[Begin]
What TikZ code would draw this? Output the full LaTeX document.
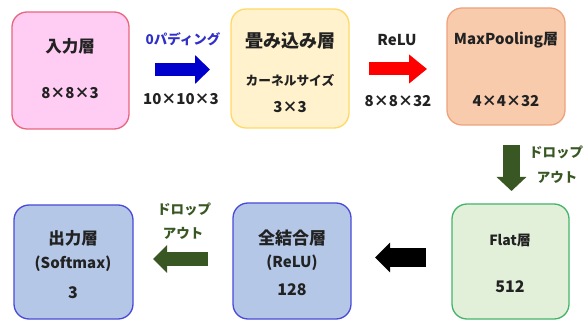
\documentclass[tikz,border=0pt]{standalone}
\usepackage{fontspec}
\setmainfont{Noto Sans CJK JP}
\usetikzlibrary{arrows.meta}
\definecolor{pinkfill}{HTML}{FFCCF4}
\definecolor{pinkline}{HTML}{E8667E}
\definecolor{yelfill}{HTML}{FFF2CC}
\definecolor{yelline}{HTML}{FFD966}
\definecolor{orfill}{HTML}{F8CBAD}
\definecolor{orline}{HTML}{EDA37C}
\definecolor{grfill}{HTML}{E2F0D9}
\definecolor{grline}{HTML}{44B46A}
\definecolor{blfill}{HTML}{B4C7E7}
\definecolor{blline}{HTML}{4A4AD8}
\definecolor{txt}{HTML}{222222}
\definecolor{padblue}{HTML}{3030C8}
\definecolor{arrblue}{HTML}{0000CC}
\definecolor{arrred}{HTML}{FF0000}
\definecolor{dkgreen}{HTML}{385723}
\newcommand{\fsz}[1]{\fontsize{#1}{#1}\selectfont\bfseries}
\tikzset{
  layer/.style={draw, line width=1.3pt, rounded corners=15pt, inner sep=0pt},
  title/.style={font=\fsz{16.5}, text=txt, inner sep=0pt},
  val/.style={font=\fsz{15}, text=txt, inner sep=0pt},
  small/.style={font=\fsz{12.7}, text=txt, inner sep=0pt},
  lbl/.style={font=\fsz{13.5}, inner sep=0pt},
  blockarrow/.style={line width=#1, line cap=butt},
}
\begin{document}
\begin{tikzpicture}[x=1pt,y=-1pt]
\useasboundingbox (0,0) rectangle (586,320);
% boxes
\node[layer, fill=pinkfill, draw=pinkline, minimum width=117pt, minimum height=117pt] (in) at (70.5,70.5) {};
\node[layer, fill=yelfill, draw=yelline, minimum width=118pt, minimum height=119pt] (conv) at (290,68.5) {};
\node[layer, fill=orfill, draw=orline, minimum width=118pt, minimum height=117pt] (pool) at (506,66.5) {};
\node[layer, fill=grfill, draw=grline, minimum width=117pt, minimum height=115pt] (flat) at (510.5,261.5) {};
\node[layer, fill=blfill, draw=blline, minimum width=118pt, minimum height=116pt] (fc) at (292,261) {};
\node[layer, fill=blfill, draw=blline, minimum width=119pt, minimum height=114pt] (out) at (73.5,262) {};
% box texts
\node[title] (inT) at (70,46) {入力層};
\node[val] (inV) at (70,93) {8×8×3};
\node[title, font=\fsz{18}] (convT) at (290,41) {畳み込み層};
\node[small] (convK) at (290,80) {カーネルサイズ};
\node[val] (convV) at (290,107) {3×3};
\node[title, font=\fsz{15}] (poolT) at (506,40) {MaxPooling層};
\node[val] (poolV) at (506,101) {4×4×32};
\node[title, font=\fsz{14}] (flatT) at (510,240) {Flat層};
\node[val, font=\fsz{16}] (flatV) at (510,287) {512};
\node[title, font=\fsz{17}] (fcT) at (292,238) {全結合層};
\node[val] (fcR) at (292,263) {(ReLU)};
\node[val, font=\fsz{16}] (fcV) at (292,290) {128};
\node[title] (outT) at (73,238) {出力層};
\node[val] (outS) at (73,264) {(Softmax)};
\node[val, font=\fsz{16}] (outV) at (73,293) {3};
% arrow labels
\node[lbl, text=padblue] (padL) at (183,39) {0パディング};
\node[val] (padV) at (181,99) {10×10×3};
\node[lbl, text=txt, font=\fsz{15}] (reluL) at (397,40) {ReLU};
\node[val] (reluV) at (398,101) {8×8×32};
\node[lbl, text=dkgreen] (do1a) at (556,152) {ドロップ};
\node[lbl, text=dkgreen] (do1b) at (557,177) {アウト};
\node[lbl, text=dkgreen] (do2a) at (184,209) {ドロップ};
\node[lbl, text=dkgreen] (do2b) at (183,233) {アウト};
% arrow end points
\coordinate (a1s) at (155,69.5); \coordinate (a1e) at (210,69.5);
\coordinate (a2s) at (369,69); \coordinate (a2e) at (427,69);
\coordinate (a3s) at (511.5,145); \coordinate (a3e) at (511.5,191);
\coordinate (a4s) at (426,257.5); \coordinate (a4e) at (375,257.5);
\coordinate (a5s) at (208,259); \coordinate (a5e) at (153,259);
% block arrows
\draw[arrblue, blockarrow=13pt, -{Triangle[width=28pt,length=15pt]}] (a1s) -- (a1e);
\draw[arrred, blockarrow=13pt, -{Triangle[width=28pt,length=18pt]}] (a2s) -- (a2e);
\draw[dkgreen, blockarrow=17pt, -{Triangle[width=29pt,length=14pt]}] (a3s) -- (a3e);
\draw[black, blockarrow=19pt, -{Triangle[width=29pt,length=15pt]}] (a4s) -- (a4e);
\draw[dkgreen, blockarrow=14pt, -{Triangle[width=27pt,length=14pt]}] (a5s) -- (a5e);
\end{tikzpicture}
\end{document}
[End]
(Requirements):
Quote the listing above in full, except for the pictures.

(Response to the task):
What TikZ code would draw this? Output the full LaTeX document.
\documentclass[tikz,border=0pt]{standalone}
\usepackage{fontspec}
\setmainfont{Noto Sans CJK JP}
\usetikzlibrary{arrows.meta}
\definecolor{pinkfill}{HTML}{FFCCF4}
\definecolor{pinkline}{HTML}{E8667E}
\definecolor{yelfill}{HTML}{FFF2CC}
\definecolor{yelline}{HTML}{FFD966}
\definecolor{orfill}{HTML}{F8CBAD}
\definecolor{orline}{HTML}{EDA37C}
\definecolor{grfill}{HTML}{E2F0D9}
\definecolor{grline}{HTML}{44B46A}
\definecolor{blfill}{HTML}{B4C7E7}
\definecolor{blline}{HTML}{4A4AD8}
\definecolor{txt}{HTML}{222222}
\definecolor{padblue}{HTML}{3030C8}
\definecolor{arrblue}{HTML}{0000CC}
\definecolor{arrred}{HTML}{FF0000}
\definecolor{dkgreen}{HTML}{385723}
\newcommand{\fsz}[1]{\fontsize{#1}{#1}\selectfont\bfseries}
\tikzset{
  layer/.style={draw, line width=1.3pt, rounded corners=15pt, inner sep=0pt},
  title/.style={font=\fsz{16.5}, text=txt, inner sep=0pt},
  val/.style={font=\fsz{15}, text=txt, inner sep=0pt},
  small/.style={font=\fsz{12.7}, text=txt, inner sep=0pt},
  lbl/.style={font=\fsz{13.5}, inner sep=0pt},
  blockarrow/.style={line width=#1, line cap=butt},
}
\begin{document}
\begin{tikzpicture}[x=1pt,y=-1pt]
\useasboundingbox (0,0) rectangle (586,320);
% boxes
\node[layer, fill=pinkfill, draw=pinkline, minimum width=117pt, minimum height=117pt] (in) at (70.5,70.5) {};
\node[layer, fill=yelfill, draw=yelline, minimum width=118pt, minimum height=119pt] (conv) at (290,68.5) {};
\node[layer, fill=orfill, draw=orline, minimum width=118pt, minimum height=117pt] (pool) at (506,66.5) {};
\node[layer, fill=grfill, draw=grline, minimum width=117pt, minimum height=115pt] (flat) at (510.5,261.5) {};
\node[layer, fill=blfill, draw=blline, minimum width=118pt, minimum height=116pt] (fc) at (292,261) {};
\node[layer, fill=blfill, draw=blline, minimum width=119pt, minimum height=114pt] (out) at (73.5,262) {};
% box texts
\node[title] (inT) at (70,46) {入力層};
\node[val] (inV) at (70,93) {8×8×3};
\node[title, font=\fsz{18}] (convT) at (290,41) {畳み込み層};
\node[small] (convK) at (290,80) {カーネルサイズ};
\node[val] (convV) at (290,107) {3×3};
\node[title, font=\fsz{15}] (poolT) at (506,40) {MaxPooling層};
\node[val] (poolV) at (506,101) {4×4×32};
\node[title, font=\fsz{14}] (flatT) at (510,240) {Flat層};
\node[val, font=\fsz{16}] (flatV) at (510,287) {512};
\node[title, font=\fsz{17}] (fcT) at (292,238) {全結合層};
\node[val] (fcR) at (292,263) {(ReLU)};
\node[val, font=\fsz{16}] (fcV) at (292,290) {128};
\node[title] (outT) at (73,238) {出力層};
\node[val] (outS) at (73,264) {(Softmax)};
\node[val, font=\fsz{16}] (outV) at (73,293) {3};
% arrow labels
\node[lbl, text=padblue] (padL) at (183,39) {0パディング};
\node[val] (padV) at (181,99) {10×10×3};
\node[lbl, text=txt, font=\fsz{15}] (reluL) at (397,40) {ReLU};
\node[val] (reluV) at (398,101) {8×8×32};
\node[lbl, text=dkgreen] (do1a) at (556,152) {ドロップ};
\node[lbl, text=dkgreen] (do1b) at (557,177) {アウト};
\node[lbl, text=dkgreen] (do2a) at (184,209) {ドロップ};
\node[lbl, text=dkgreen] (do2b) at (183,233) {アウト};
% arrow end points
\coordinate (a1s) at (155,69.5); \coordinate (a1e) at (210,69.5);
\coordinate (a2s) at (369,69); \coordinate (a2e) at (427,69);
\coordinate (a3s) at (511.5,145); \coordinate (a3e) at (511.5,191);
\coordinate (a4s) at (426,257.5); \coordinate (a4e) at (375,257.5);
\coordinate (a5s) at (208,259); \coordinate (a5e) at (153,259);
% block arrows
\draw[arrblue, blockarrow=13pt, -{Triangle[width=28pt,length=15pt]}] (a1s) -- (a1e);
\draw[arrred, blockarrow=13pt, -{Triangle[width=28pt,length=18pt]}] (a2s) -- (a2e);
\draw[dkgreen, blockarrow=17pt, -{Triangle[width=29pt,length=14pt]}] (a3s) -- (a3e);
\draw[black, blockarrow=19pt, -{Triangle[width=29pt,length=15pt]}] (a4s) -- (a4e);
\draw[dkgreen, blockarrow=14pt, -{Triangle[width=27pt,length=14pt]}] (a5s) -- (a5e);
\end{tikzpicture}
\end{document}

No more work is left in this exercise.